*Given problem*
Print exactly the lines from the first one down to the line containing "5.06, 5.04, 5.025];", both ends included, with no pictures and nothing else.

════════════════

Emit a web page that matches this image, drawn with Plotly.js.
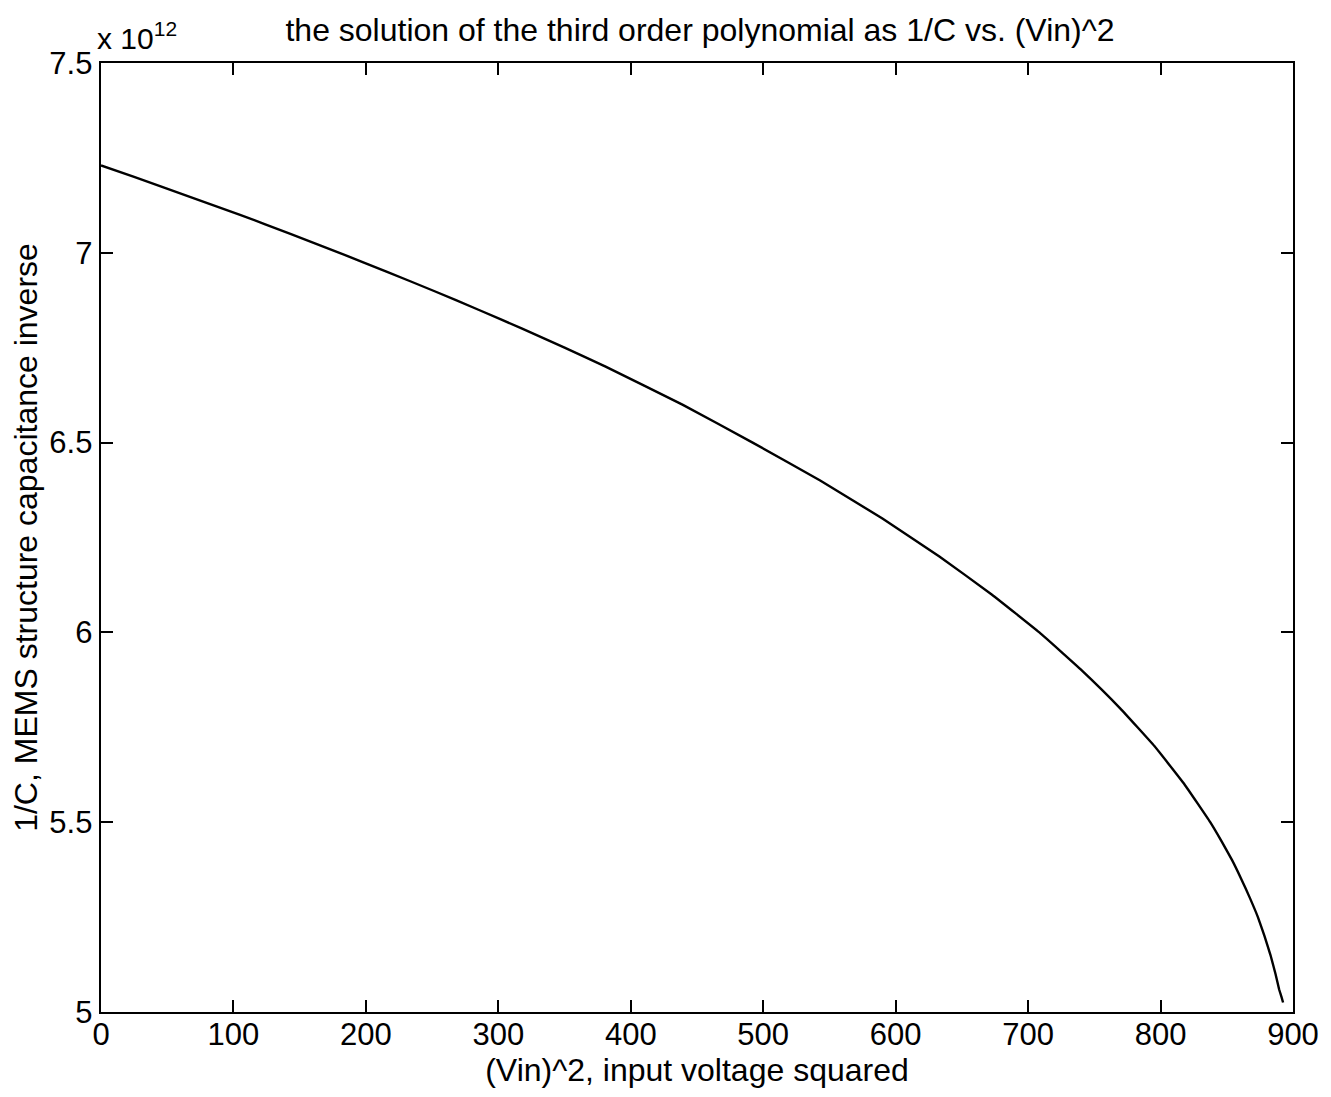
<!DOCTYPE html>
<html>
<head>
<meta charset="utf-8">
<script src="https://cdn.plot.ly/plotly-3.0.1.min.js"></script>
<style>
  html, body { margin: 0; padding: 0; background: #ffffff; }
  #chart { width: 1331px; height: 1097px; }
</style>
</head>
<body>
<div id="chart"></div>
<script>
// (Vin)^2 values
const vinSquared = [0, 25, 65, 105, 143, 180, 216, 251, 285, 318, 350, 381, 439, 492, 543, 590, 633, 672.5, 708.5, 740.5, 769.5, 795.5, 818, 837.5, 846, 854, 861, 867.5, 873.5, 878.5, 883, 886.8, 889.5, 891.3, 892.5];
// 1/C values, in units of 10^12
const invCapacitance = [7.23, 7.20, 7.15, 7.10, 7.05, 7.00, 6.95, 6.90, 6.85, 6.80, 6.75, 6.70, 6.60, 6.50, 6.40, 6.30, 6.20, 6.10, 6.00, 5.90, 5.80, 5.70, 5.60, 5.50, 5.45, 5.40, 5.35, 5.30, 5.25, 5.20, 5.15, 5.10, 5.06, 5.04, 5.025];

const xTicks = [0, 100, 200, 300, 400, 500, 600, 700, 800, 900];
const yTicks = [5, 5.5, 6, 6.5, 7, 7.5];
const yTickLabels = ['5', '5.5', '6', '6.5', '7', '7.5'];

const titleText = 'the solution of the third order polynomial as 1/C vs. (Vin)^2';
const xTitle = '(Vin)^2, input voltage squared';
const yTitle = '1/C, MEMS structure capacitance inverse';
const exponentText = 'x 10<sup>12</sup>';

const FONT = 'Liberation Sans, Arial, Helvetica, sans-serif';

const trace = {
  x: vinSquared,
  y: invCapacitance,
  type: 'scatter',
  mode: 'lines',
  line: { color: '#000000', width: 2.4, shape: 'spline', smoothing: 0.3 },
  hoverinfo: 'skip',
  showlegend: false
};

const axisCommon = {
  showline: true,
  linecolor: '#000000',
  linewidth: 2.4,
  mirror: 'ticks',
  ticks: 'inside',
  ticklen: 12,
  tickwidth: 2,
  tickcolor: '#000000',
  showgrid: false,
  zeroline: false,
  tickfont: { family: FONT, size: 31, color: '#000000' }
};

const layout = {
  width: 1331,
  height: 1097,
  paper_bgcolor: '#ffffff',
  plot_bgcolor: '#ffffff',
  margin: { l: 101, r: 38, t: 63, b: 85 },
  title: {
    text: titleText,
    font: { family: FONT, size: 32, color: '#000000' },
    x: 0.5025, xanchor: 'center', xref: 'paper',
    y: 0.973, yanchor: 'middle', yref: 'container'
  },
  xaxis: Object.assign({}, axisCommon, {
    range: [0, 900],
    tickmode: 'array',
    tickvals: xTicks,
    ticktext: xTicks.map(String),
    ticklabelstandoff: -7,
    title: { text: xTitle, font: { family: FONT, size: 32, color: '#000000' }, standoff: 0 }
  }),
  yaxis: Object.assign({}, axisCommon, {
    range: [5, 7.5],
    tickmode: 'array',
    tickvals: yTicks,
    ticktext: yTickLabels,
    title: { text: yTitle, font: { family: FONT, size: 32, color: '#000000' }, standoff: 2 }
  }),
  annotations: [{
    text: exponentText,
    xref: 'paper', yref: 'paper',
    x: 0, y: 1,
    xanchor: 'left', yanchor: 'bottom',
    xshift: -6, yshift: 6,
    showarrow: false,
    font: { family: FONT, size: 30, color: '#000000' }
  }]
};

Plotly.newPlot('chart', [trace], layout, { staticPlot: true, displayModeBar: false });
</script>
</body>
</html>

════════════════

*Output of the task*
Emit a web page that matches this image, drawn with Plotly.js.
<!DOCTYPE html>
<html>
<head>
<meta charset="utf-8">
<script src="https://cdn.plot.ly/plotly-3.0.1.min.js"></script>
<style>
  html, body { margin: 0; padding: 0; background: #ffffff; }
  #chart { width: 1331px; height: 1097px; }
</style>
</head>
<body>
<div id="chart"></div>
<script>
// (Vin)^2 values
const vinSquared = [0, 25, 65, 105, 143, 180, 216, 251, 285, 318, 350, 381, 439, 492, 543, 590, 633, 672.5, 708.5, 740.5, 769.5, 795.5, 818, 837.5, 846, 854, 861, 867.5, 873.5, 878.5, 883, 886.8, 889.5, 891.3, 892.5];
// 1/C values, in units of 10^12
const invCapacitance = [7.23, 7.20, 7.15, 7.10, 7.05, 7.00, 6.95, 6.90, 6.85, 6.80, 6.75, 6.70, 6.60, 6.50, 6.40, 6.30, 6.20, 6.10, 6.00, 5.90, 5.80, 5.70, 5.60, 5.50, 5.45, 5.40, 5.35, 5.30, 5.25, 5.20, 5.15, 5.10, 5.06, 5.04, 5.025];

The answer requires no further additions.